How can a country determined to become a culturally strong nation employ methods lacking culture to manage culture? How can a country that is building its international image permit people to use rude and arbitrary methods that damage the country’s reputation?

We hereby make the following appeal:

1. That Minister Tuo Zhen be deemed unsuited to hold his current position and forced to resign according to Article 14 of Provisional Regulations on the Resignation of Party and Government Cadres (党政干部辞职暂行规定), issuing a public apology.
2. That the honor and responsibility of those Southern Weekly editors and reporters who have voiced their objections be recognized and that no punitive actions be taken against them.

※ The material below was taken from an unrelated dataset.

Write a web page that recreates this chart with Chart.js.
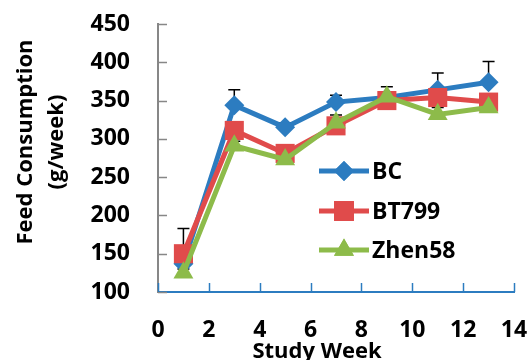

Also, that their Weibo accounts be reinstated immediately.
3. That the editorial committee of Southern Weekly be allowed to resume its normal operations.














One Comment to “Open letter ups the ante in the Southern Weekly incident”

  1. JOHN says:

    WHY do the Chinese people put up with this ridiculous situation?

    You should have had another revolution YEARS, no sorry DECADES ago …

    Just like RUSSIA, IRAN, and other similar dictatorships where people are opressed by despots.